In 1942, some five years before the acquisition of the land for Hidden Springs, but about the same time that BAA was sprouting, Clarence Jordan established Koinonia, an interracial farm community in Americus, Georgia. Koinonia (the Greek word for community) still exists (see http://www.koinoniapartners.org) and has spawned many good things, including Habitat for Humanity International. But it also was a direct challenge to the racism of the surrounding area. In the mid- to late-1950s, that racism became quite violent, and Koinonia suffered from various forms of attack. Folks there had heard of our farm, and a few of them came to Hidden Springs to see if a northern version might come about. This plan did not succeed, but for a while, I got to know a few of the Koinonia people.

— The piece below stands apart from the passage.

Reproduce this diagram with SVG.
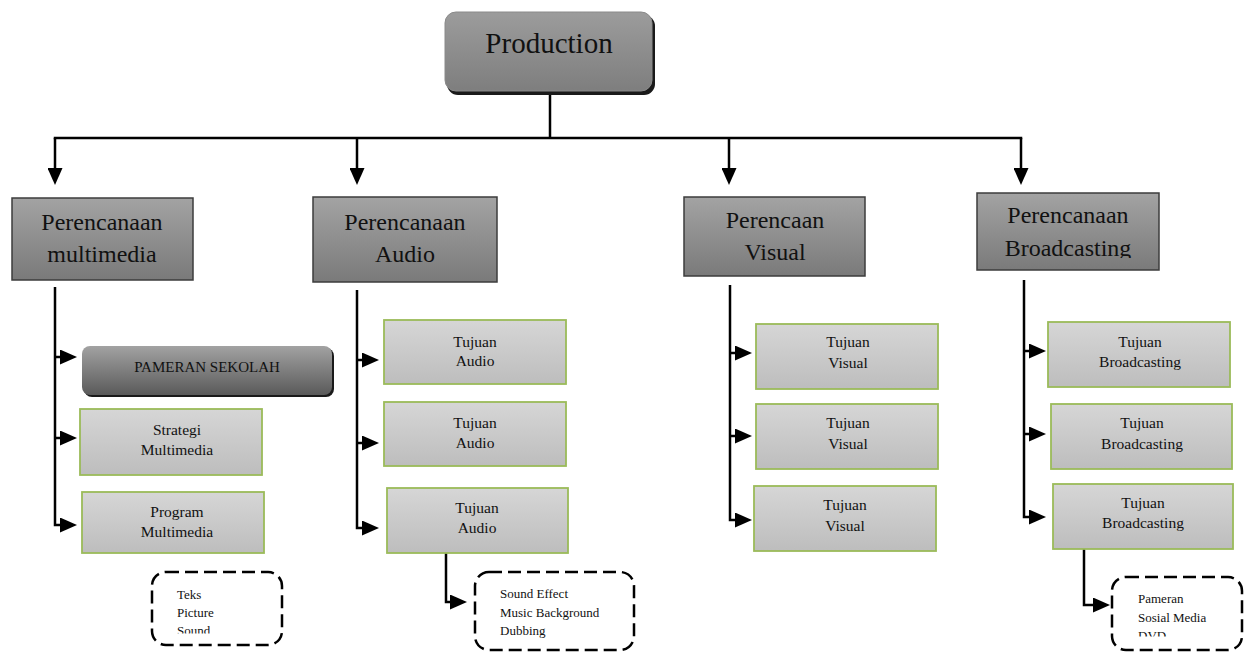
<svg xmlns="http://www.w3.org/2000/svg" width="1248" height="652" viewBox="0 0 1248 652">
<style>
  text { font-family: "Liberation Serif", "Times New Roman", serif; fill: #111; text-anchor: middle; }
  .big { font-size: 24px; }
  .mid { font-size: 15.5px; }
  .sm { font-size: 13px; text-anchor: start; }
  .cat { fill: url(#gCat); stroke: #3c3c3c; stroke-width: 1.5; }
  .sub { fill: url(#gSub); stroke: #9bbb59; stroke-width: 1.8; }
  .dash { fill: none; stroke: #000; stroke-width: 2.5; stroke-dasharray: 13 6; }
  .con { fill: none; stroke: #000; stroke-width: 2.5; }
  .arr { marker-end: url(#ah); }
</style>
<defs>
  <linearGradient id="gCat" x1="0" y1="0" x2="0" y2="1">
    <stop offset="0" stop-color="#a3a3a3"/>
    <stop offset="1" stop-color="#7a7a7a"/>
  </linearGradient>
  <linearGradient id="gProd" x1="0" y1="0" x2="0" y2="1">
    <stop offset="0" stop-color="#9c9c9c"/>
    <stop offset="1" stop-color="#7e7e7e"/>
  </linearGradient>
  <linearGradient id="gPam" x1="0" y1="0" x2="0" y2="1">
    <stop offset="0" stop-color="#a2a2a2"/>
    <stop offset="1" stop-color="#5a5a5a"/>
  </linearGradient>
  <linearGradient id="gSub" x1="0" y1="0" x2="0" y2="1">
    <stop offset="0" stop-color="#d6d6d6"/>
    <stop offset="1" stop-color="#bdbdbd"/>
  </linearGradient>
  <marker id="ah" viewBox="0 0 17 15" refX="7" refY="7.5" markerWidth="17" markerHeight="15" markerUnits="userSpaceOnUse" orient="auto">
    <path d="M0,0 L17,7.5 L0,15 z" fill="#000"/>
  </marker>
  <clipPath id="cTeks"><rect x="150" y="570" width="135" height="63.5"/></clipPath>
  <clipPath id="cDvd"><rect x="1110" y="575" width="135" height="61.5"/></clipPath>
  <clipPath id="cBro"><rect x="977" y="193" width="182" height="65"/></clipPath>
</defs>

<g id="connectors">
  <path class="con" d="M550,92 V138"/>
  <path class="con" d="M55,138 H1021" stroke-linecap="square"/>
  <path class="con arr" d="M55,138 V175"/>
  <path class="con arr" d="M357,138 V175"/>
  <path class="con arr" d="M729,138 V175"/>
  <path class="con arr" d="M1021,138 V175"/>

  <path class="con arr" d="M55,287 V525 H67"/>
  <path class="con arr" d="M55,357 H67"/>
  <path class="con arr" d="M55,438 H67"/>

  <path class="con arr" d="M357,290 V528 H369"/>
  <path class="con arr" d="M357,360 H369"/>
  <path class="con arr" d="M357,443 H369"/>
  <path class="con arr" d="M446,553 V602 H457"/>

  <path class="con arr" d="M730,285 V520 H742"/>
  <path class="con arr" d="M730,353 H742"/>
  <path class="con arr" d="M730,436 H742"/>

  <path class="con arr" d="M1024,280 V517 H1036"/>
  <path class="con arr" d="M1024,351 H1036"/>
  <path class="con arr" d="M1024,434 H1036"/>
  <path class="con arr" d="M1084,549 V605 H1100"/>
</g>

<g id="production">
  <rect x="447" y="15" width="208" height="80" rx="11" fill="#1a1a1a"/>
  <rect x="445" y="12" width="207" height="79" rx="11" fill="url(#gProd)" stroke="#8a8a8a" stroke-width="1"/>
  <text x="549" y="53" style="font-size:29px">Production</text>
</g>

<g id="cat-multimedia">
  <rect class="cat" x="12" y="198" width="181" height="82"/>
  <text class="big" x="102" y="230">Perencanaan</text>
  <text class="big" x="102" y="262">multimedia</text>
</g>
<g id="cat-audio">
  <rect class="cat" x="313" y="197" width="184" height="85"/>
  <text class="big" x="405" y="230">Perencanaan</text>
  <text class="big" x="405" y="262">Audio</text>
</g>
<g id="cat-visual">
  <rect class="cat" x="684" y="197" width="181" height="79"/>
  <text class="big" x="775" y="228">Perencaan</text>
  <text class="big" x="775" y="260">Visual</text>
</g>
<g id="cat-broadcasting">
  <rect class="cat" x="977" y="193" width="182" height="77"/>
  <text class="big" x="1068" y="223">Perencanaan</text>
  <g clip-path="url(#cBro)"><text class="big" x="1068" y="256">Broadcasting</text></g>
</g>

<g id="pameran-sekolah">
  <rect x="84" y="348" width="250" height="49" rx="8" fill="#1a1a1a"/>
  <rect x="82" y="346" width="250" height="49" rx="8" fill="url(#gPam)"/>
  <text x="207" y="372" style="font-size:15px">PAMERAN SEKOLAH</text>
</g>
<g id="strategi-multimedia">
  <rect class="sub" x="80" y="409" width="182" height="66"/>
  <text class="mid" x="177" y="435">Strategi</text>
  <text class="mid" x="177" y="455">Multimedia</text>
</g>
<g id="program-multimedia">
  <rect class="sub" x="82" y="492" width="182" height="61"/>
  <text class="mid" x="177" y="517">Program</text>
  <text class="mid" x="177" y="537">Multimedia</text>
</g>
<g id="list-teks">
  <rect class="dash" x="152" y="572" width="130" height="73" rx="14"/>
  <g clip-path="url(#cTeks)">
    <text class="sm" x="177" y="599">Teks</text>
    <text class="sm" x="177" y="617">Picture</text>
    <text class="sm" x="177" y="635">Sound</text>
  </g>
</g>

<g id="tujuan-audio-1">
  <rect class="sub" x="384" y="320" width="182" height="64"/>
  <text class="mid" x="475" y="347">Tujuan</text>
  <text class="mid" x="475" y="366">Audio</text>
</g>
<g id="tujuan-audio-2">
  <rect class="sub" x="384" y="402" width="182" height="64"/>
  <text class="mid" x="475" y="428">Tujuan</text>
  <text class="mid" x="475" y="448">Audio</text>
</g>
<g id="tujuan-audio-3">
  <rect class="sub" x="387" y="488" width="181" height="65"/>
  <text class="mid" x="477" y="513">Tujuan</text>
  <text class="mid" x="477" y="533">Audio</text>
</g>
<g id="list-sound">
  <rect class="dash" x="475" y="572" width="159" height="78" rx="14"/>
  <text class="sm" x="500" y="598">Sound Effect</text>
  <text class="sm" x="500" y="617">Music Background</text>
  <text class="sm" x="500" y="635">Dubbing</text>
</g>

<g id="tujuan-visual-1">
  <rect class="sub" x="756" y="324" width="182" height="65"/>
  <text class="mid" x="848" y="347">Tujuan</text>
  <text class="mid" x="848" y="368">Visual</text>
</g>
<g id="tujuan-visual-2">
  <rect class="sub" x="756" y="404" width="182" height="65"/>
  <text class="mid" x="848" y="428">Tujuan</text>
  <text class="mid" x="848" y="449">Visual</text>
</g>
<g id="tujuan-visual-3">
  <rect class="sub" x="754" y="486" width="182" height="65"/>
  <text class="mid" x="845" y="510">Tujuan</text>
  <text class="mid" x="845" y="531">Visual</text>
</g>

<g id="tujuan-broadcasting-1">
  <rect class="sub" x="1048" y="322" width="182" height="65"/>
  <text class="mid" x="1140" y="347">Tujuan</text>
  <text class="mid" x="1140" y="367">Broadcasting</text>
</g>
<g id="tujuan-broadcasting-2">
  <rect class="sub" x="1051" y="404" width="181" height="65"/>
  <text class="mid" x="1142" y="428">Tujuan</text>
  <text class="mid" x="1142" y="449">Broadcasting</text>
</g>
<g id="tujuan-broadcasting-3">
  <rect class="sub" x="1053" y="484" width="180" height="65"/>
  <text class="mid" x="1143" y="508">Tujuan</text>
  <text class="mid" x="1143" y="528">Broadcasting</text>
</g>
<g id="list-pameran">
  <rect class="dash" x="1112" y="577" width="130" height="73" rx="14"/>
  <g clip-path="url(#cDvd)">
    <text class="sm" x="1138" y="603">Pameran</text>
    <text class="sm" x="1138" y="622">Sosial Media</text>
    <text class="sm" x="1138" y="640">DVD</text>
  </g>
</g>
</svg>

It is important to recognize that a good part of the impetus to create such a community was to live in a setting where children have a wide range of responsibilities and a breadth of experience. So my parents, Bill and Rachel Wood, became very active in New York Yearly Meeting, where they were involved mostly in leading youth activities, and later they took on additional duties for NYYM. Eventually, by the time my brother and I left home for college and the like, Hidden Springs was not quite the place it had been for my parents. Hugh Borton was called to serve as the president of Haverford College. The commuting became more onerous, and my parents moved to an apartment in New York City. The Shiratos and the Paschkises moved to be closer to Columbia University.
The farm that was the physical location of Hidden Springs was sold in the mid-1950s, but the essence still remains in those of us who live on.